• [WHAT THIS TASK INVOLVES]
Reproduce exactly the lines below, from the first one through the line containing "pie_cx, pie_cy = 180, 246.5", and omit any pictures.

• [MATERIAL PROVIDED]
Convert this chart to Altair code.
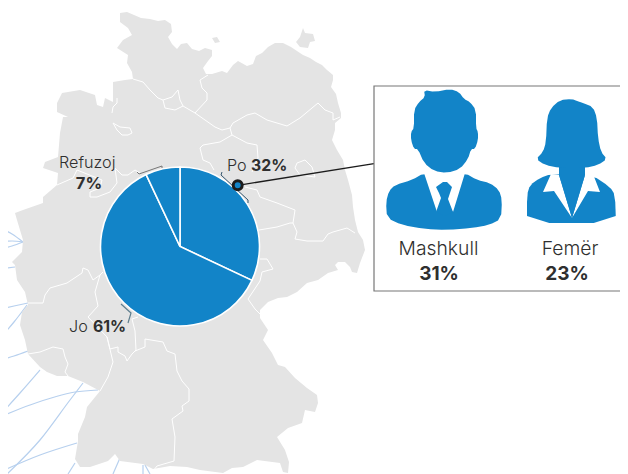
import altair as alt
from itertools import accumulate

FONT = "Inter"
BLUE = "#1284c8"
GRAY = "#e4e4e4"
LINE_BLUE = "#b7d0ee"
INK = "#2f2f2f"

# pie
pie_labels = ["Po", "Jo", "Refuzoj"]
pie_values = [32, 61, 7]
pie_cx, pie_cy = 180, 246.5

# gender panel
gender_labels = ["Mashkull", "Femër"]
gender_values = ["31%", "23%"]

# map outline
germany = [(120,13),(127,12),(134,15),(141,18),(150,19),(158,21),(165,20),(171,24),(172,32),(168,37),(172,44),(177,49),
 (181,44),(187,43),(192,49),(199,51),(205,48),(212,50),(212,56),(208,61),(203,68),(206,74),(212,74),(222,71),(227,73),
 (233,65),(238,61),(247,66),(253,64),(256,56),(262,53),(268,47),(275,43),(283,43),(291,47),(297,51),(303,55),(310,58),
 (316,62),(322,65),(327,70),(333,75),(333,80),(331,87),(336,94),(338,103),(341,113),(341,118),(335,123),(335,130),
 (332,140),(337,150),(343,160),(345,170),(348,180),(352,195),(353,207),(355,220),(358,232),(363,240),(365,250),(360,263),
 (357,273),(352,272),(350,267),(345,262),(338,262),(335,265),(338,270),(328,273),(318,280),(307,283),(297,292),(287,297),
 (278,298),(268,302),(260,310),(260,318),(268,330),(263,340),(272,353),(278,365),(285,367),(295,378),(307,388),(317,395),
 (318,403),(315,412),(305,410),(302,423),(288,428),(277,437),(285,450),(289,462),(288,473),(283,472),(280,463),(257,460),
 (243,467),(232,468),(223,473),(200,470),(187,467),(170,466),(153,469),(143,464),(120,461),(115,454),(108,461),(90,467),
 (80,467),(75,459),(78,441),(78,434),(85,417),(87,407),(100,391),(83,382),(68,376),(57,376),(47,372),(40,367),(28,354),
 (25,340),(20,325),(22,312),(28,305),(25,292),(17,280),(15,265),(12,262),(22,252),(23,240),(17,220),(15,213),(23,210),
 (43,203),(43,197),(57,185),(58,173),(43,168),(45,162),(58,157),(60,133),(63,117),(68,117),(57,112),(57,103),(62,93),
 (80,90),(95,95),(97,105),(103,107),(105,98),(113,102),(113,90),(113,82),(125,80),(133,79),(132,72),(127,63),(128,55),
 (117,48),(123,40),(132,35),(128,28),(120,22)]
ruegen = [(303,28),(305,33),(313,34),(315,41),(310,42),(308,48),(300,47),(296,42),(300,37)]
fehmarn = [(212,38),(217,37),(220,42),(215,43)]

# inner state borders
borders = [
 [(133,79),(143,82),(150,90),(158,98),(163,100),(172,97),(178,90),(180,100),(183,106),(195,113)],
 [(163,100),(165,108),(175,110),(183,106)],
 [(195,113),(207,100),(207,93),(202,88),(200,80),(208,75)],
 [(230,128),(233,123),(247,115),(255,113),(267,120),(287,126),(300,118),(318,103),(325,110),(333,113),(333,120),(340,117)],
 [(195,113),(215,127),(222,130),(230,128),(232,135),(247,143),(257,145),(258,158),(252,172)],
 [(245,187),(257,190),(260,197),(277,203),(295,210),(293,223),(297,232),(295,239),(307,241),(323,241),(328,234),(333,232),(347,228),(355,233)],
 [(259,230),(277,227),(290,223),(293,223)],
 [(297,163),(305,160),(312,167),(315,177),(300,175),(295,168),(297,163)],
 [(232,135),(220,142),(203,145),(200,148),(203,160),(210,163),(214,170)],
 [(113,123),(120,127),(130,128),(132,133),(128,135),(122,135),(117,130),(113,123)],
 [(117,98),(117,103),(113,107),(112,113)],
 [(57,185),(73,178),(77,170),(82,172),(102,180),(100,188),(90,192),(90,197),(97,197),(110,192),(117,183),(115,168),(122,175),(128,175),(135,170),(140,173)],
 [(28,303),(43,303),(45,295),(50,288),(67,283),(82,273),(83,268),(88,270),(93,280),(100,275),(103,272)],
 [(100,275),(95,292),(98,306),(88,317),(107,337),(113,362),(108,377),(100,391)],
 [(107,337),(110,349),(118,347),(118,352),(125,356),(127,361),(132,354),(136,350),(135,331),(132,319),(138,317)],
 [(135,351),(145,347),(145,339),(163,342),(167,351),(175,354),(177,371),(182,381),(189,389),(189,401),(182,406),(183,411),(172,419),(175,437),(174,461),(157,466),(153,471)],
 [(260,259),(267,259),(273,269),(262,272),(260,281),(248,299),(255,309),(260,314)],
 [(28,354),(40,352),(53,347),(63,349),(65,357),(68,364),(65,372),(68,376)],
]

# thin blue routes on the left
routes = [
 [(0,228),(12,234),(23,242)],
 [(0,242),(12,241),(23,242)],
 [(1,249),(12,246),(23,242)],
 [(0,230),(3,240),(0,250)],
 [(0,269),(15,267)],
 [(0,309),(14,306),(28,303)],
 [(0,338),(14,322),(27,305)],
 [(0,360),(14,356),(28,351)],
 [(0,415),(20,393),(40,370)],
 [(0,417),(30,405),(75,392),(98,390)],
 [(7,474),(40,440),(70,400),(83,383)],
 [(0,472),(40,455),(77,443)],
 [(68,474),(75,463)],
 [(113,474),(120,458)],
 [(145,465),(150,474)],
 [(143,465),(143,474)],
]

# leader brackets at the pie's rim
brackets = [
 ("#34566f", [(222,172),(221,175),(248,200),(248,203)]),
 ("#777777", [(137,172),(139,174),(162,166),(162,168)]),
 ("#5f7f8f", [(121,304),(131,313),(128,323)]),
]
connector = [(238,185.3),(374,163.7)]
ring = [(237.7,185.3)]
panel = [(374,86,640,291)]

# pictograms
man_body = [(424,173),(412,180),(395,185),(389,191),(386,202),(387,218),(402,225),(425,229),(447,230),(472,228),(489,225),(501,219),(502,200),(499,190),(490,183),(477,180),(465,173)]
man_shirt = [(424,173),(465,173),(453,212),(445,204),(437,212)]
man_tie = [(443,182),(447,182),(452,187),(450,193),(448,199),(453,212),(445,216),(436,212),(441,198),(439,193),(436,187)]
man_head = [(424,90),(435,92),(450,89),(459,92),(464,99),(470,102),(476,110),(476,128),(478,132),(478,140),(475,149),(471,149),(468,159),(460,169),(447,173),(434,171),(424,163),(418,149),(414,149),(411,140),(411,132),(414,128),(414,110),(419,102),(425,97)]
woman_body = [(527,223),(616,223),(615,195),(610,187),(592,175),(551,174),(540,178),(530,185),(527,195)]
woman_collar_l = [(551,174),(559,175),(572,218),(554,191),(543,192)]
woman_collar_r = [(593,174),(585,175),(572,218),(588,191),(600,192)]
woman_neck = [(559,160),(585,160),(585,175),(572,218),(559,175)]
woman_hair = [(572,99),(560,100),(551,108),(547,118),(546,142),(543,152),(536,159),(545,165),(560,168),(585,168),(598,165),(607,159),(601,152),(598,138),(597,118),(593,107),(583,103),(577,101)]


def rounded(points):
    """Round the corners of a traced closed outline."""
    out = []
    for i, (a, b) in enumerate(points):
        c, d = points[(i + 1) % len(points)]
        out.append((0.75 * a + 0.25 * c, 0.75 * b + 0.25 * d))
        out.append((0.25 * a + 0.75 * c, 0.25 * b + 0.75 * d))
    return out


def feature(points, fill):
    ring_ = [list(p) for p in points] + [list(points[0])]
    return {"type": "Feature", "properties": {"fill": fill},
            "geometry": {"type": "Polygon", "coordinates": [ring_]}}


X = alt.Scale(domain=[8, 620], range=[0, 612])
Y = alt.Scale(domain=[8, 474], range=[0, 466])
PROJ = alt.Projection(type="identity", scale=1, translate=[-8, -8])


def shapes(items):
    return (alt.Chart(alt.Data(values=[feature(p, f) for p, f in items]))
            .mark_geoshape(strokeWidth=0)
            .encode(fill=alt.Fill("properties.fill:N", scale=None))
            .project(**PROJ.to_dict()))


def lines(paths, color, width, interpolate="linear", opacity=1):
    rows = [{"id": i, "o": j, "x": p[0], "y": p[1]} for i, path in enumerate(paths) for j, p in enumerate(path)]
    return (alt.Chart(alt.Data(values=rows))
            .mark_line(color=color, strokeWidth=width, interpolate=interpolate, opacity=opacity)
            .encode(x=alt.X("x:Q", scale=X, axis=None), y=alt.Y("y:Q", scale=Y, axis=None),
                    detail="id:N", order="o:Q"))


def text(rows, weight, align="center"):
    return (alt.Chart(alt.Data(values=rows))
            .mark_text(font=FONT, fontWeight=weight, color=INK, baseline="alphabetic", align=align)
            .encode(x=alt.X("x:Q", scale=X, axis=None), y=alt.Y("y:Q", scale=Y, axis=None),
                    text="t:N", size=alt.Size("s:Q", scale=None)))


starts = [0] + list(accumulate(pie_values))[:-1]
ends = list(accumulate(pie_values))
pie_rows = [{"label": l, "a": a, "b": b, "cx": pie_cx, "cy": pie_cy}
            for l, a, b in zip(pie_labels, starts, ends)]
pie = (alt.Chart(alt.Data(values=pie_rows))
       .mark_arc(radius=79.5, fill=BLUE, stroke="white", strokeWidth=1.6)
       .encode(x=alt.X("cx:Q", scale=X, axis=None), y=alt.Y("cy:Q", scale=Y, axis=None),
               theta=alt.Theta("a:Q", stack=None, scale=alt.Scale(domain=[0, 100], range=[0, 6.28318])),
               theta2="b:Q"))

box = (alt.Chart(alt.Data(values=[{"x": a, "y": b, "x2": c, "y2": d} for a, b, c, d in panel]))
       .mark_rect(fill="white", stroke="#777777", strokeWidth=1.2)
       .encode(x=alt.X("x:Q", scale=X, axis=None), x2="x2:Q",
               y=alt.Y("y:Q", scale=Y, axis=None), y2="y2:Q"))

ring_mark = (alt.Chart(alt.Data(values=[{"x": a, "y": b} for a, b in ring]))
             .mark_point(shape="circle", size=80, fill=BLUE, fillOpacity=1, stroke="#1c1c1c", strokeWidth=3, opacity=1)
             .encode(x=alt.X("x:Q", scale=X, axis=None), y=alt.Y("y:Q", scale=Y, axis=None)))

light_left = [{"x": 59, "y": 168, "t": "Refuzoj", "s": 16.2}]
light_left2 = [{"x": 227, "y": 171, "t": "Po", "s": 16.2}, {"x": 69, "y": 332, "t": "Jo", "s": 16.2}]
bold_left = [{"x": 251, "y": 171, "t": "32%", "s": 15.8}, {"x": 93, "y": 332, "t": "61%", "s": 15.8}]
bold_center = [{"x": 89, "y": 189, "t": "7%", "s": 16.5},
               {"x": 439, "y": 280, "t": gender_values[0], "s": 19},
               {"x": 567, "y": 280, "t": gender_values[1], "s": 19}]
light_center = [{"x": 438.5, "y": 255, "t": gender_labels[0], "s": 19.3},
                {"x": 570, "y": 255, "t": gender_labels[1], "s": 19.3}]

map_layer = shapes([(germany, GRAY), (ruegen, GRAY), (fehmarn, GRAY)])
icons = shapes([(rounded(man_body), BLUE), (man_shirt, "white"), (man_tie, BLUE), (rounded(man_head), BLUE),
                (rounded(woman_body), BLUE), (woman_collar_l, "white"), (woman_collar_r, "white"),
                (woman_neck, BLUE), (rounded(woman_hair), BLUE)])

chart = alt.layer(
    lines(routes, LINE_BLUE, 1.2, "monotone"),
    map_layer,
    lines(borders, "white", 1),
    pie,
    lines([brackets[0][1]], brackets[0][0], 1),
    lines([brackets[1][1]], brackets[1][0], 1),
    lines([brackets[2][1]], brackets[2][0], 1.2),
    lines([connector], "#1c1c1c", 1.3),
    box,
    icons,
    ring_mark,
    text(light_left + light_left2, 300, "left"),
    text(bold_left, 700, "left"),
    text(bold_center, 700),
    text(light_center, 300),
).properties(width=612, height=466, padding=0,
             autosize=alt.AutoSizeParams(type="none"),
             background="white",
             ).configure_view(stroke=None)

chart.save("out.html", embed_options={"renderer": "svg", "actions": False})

• [RESULT FOR THIS EXERCISE]
Convert this chart to Altair code.
import altair as alt
from itertools import accumulate

FONT = "Inter"
BLUE = "#1284c8"
GRAY = "#e4e4e4"
LINE_BLUE = "#b7d0ee"
INK = "#2f2f2f"

# pie
pie_labels = ["Po", "Jo", "Refuzoj"]
pie_values = [32, 61, 7]
pie_cx, pie_cy = 180, 246.5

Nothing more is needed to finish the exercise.